--- start DATA RECORDS ---
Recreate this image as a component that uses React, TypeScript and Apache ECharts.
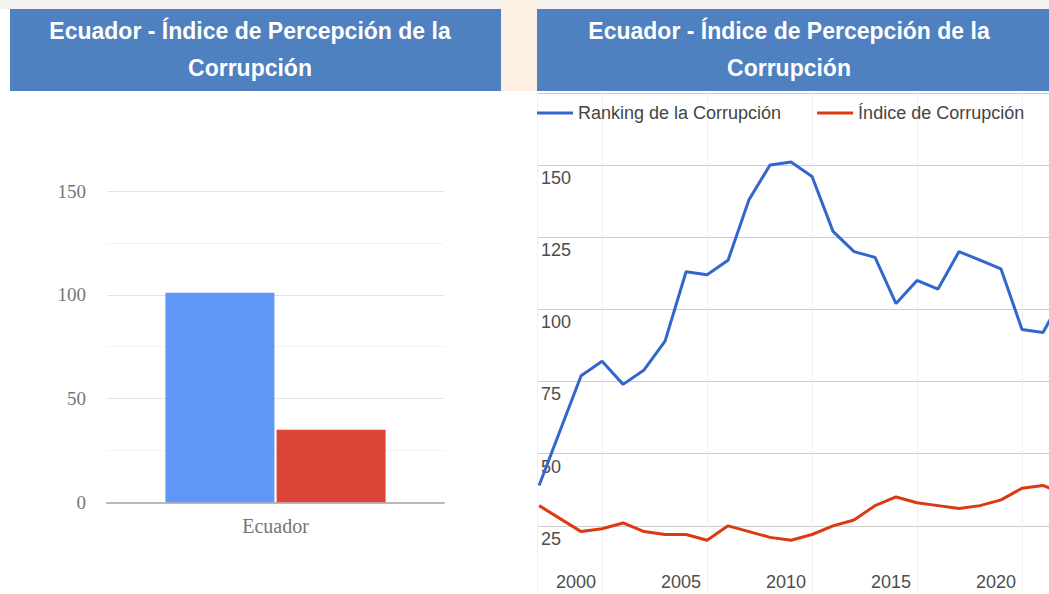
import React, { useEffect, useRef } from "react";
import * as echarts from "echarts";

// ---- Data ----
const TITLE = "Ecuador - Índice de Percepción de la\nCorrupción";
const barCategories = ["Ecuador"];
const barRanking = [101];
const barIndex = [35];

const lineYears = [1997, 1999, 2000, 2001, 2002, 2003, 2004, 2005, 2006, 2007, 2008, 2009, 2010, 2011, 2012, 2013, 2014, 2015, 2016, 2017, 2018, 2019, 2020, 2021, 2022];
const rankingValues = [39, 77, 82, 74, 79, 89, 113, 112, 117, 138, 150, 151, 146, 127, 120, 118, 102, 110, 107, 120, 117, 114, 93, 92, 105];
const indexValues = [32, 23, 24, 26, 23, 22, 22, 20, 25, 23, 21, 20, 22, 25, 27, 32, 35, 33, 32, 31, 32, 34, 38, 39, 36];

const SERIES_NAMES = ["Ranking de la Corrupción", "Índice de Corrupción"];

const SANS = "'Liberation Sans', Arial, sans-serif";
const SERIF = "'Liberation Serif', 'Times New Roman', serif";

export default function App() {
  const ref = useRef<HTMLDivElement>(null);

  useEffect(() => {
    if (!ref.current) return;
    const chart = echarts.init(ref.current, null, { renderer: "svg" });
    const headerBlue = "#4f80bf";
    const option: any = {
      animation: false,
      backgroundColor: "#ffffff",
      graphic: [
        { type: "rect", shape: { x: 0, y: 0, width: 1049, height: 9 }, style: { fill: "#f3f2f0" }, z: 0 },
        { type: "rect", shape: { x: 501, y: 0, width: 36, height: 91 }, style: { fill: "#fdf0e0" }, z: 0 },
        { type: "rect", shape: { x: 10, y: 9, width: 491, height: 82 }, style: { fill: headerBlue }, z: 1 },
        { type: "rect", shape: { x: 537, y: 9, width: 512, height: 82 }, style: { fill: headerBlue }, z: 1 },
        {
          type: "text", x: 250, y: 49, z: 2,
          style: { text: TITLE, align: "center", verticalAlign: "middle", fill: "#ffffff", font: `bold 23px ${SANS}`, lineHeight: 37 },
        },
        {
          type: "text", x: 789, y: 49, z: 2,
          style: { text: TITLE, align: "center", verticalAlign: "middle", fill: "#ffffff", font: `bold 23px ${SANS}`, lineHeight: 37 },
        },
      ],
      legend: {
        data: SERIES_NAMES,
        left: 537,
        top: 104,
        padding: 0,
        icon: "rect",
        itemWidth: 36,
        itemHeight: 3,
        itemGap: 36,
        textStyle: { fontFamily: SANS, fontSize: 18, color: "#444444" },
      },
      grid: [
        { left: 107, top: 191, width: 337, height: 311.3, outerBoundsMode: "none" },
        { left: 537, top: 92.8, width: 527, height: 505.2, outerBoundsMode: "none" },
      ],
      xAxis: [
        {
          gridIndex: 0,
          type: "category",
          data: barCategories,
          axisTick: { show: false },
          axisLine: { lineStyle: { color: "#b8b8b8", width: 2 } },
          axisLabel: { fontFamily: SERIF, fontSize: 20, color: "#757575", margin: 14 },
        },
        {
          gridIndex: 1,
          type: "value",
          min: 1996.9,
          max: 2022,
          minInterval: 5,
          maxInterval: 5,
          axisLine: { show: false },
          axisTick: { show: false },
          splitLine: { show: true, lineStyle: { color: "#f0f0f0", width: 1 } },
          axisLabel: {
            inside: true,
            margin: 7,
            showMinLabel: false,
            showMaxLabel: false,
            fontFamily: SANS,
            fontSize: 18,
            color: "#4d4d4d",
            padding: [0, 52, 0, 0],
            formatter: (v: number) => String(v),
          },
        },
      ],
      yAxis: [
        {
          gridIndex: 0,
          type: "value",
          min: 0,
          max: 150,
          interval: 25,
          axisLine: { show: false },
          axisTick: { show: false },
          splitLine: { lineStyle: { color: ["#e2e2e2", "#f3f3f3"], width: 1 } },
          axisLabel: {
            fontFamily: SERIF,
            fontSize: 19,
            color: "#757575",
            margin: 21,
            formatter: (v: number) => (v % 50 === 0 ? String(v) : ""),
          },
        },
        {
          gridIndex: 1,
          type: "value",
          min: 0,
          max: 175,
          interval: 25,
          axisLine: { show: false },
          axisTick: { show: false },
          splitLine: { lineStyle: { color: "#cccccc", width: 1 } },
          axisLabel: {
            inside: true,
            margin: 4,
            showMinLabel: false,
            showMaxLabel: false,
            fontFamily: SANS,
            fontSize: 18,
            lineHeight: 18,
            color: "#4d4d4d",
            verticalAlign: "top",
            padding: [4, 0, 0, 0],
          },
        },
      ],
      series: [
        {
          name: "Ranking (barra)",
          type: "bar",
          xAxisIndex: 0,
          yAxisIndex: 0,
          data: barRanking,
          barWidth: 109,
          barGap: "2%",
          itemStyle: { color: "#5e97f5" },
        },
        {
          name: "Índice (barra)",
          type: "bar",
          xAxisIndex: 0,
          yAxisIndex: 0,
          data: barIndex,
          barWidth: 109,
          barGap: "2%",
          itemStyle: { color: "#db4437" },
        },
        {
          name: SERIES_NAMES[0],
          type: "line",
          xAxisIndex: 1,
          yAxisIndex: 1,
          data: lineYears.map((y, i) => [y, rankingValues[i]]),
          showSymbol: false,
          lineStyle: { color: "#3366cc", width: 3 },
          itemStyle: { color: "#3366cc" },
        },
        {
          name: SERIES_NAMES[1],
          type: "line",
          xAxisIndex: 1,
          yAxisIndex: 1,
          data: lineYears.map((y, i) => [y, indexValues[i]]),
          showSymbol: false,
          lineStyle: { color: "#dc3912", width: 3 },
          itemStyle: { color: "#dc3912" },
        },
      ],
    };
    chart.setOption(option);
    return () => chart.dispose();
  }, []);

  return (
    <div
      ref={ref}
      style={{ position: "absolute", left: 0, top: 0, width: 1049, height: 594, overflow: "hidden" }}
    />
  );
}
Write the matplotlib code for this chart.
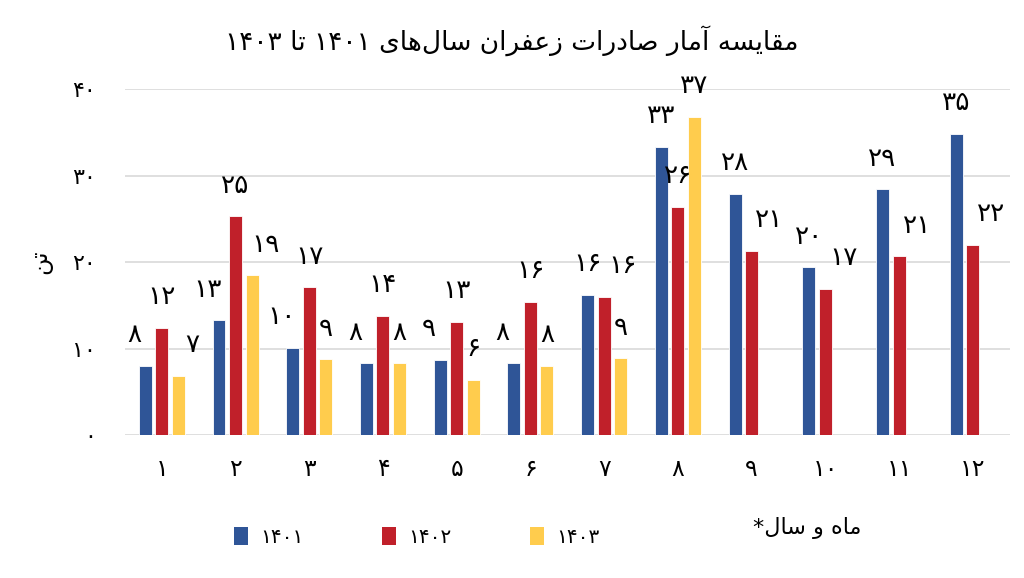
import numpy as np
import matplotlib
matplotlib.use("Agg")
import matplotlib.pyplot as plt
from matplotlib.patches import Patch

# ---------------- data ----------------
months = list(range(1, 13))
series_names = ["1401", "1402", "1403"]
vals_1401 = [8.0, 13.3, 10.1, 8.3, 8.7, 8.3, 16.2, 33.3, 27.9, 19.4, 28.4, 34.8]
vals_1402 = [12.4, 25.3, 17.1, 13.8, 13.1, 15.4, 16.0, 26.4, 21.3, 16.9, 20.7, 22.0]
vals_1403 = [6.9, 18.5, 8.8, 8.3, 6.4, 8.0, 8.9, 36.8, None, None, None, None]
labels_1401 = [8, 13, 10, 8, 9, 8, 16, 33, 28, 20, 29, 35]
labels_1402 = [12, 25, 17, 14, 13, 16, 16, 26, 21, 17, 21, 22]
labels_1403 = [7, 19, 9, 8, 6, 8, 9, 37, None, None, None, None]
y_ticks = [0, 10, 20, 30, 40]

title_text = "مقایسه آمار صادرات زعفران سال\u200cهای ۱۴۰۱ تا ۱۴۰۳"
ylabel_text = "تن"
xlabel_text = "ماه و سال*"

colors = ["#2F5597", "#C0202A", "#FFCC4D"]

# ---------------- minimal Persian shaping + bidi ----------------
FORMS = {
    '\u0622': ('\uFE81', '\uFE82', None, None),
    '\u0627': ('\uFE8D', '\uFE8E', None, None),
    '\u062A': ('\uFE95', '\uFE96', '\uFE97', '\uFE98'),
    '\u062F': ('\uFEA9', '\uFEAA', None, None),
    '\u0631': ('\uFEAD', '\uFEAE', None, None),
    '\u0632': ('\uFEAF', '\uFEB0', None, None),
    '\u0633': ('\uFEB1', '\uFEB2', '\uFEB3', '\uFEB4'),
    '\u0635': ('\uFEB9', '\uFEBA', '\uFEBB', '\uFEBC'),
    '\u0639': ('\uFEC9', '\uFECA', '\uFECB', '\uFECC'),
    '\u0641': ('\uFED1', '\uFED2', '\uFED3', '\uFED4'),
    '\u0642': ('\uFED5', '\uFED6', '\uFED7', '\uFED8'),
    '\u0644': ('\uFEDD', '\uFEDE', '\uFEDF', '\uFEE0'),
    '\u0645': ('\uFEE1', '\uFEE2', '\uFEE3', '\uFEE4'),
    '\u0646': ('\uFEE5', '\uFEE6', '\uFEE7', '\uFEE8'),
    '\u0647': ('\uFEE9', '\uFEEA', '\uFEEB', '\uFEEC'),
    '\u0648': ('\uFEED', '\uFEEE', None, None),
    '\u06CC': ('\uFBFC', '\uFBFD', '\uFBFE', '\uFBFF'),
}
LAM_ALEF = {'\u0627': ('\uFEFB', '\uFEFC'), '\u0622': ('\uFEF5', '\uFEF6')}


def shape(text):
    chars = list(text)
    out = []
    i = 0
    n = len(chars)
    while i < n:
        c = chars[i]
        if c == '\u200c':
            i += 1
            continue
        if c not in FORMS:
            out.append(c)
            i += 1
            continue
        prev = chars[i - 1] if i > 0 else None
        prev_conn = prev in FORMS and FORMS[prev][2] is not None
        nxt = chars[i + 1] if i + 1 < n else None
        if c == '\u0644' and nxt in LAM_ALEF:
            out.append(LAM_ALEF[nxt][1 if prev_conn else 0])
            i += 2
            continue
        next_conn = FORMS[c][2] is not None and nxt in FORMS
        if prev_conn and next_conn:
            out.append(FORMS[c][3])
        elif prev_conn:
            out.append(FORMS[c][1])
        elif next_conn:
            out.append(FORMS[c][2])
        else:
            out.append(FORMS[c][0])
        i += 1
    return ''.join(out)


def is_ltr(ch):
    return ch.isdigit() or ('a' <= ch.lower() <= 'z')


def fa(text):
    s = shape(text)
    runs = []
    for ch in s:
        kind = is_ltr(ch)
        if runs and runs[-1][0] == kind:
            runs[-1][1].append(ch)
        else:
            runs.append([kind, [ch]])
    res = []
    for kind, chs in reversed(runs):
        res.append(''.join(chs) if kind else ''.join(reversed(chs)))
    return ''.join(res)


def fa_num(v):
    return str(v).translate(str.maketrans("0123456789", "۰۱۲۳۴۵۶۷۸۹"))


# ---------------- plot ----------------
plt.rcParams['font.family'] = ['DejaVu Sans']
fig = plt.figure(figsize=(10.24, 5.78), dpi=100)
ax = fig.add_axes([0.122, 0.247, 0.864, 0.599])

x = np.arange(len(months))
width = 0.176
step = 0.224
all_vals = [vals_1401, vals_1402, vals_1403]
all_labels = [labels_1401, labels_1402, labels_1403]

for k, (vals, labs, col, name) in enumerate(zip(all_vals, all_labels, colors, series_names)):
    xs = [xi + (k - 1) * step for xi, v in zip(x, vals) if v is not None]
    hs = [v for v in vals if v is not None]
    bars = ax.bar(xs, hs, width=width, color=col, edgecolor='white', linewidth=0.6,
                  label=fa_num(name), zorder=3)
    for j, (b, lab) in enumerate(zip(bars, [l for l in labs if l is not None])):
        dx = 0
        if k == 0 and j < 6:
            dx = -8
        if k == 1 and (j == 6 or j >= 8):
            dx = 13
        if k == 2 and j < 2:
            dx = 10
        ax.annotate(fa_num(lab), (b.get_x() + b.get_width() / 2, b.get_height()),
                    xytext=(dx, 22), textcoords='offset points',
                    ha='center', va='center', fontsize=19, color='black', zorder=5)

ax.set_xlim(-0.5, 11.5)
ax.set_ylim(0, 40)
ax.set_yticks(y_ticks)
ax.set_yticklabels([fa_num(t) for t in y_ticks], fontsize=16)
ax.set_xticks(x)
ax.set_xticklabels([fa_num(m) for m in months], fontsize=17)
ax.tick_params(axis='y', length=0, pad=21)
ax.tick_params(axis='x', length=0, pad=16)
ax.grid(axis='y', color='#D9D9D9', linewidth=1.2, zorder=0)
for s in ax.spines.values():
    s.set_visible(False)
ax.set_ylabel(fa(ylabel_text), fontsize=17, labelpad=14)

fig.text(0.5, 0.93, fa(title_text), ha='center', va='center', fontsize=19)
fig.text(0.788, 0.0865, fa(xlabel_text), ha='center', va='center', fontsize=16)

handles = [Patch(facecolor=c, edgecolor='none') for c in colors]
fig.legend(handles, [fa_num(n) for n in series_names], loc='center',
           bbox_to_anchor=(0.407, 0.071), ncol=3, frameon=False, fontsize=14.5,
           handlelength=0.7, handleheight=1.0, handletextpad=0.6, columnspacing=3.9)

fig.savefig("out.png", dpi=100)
--- end DATA RECORDS ---
INSTRUCTIONS TO FOLLOW: Could the lines from the top of the material through the line with "const ref = useRef<HTMLDivElement>(null);" be repeated exactly, pictures left out?

FULL OUTPUT:
Recreate this image as a component that uses React, TypeScript and Apache ECharts.
import React, { useEffect, useRef } from "react";
import * as echarts from "echarts";

// ---- Data ----
const TITLE = "Ecuador - Índice de Percepción de la\nCorrupción";
const barCategories = ["Ecuador"];
const barRanking = [101];
const barIndex = [35];

const lineYears = [1997, 1999, 2000, 2001, 2002, 2003, 2004, 2005, 2006, 2007, 2008, 2009, 2010, 2011, 2012, 2013, 2014, 2015, 2016, 2017, 2018, 2019, 2020, 2021, 2022];
const rankingValues = [39, 77, 82, 74, 79, 89, 113, 112, 117, 138, 150, 151, 146, 127, 120, 118, 102, 110, 107, 120, 117, 114, 93, 92, 105];
const indexValues = [32, 23, 24, 26, 23, 22, 22, 20, 25, 23, 21, 20, 22, 25, 27, 32, 35, 33, 32, 31, 32, 34, 38, 39, 36];

const SERIES_NAMES = ["Ranking de la Corrupción", "Índice de Corrupción"];

const SANS = "'Liberation Sans', Arial, sans-serif";
const SERIF = "'Liberation Serif', 'Times New Roman', serif";

export default function App() {
  const ref = useRef<HTMLDivElement>(null);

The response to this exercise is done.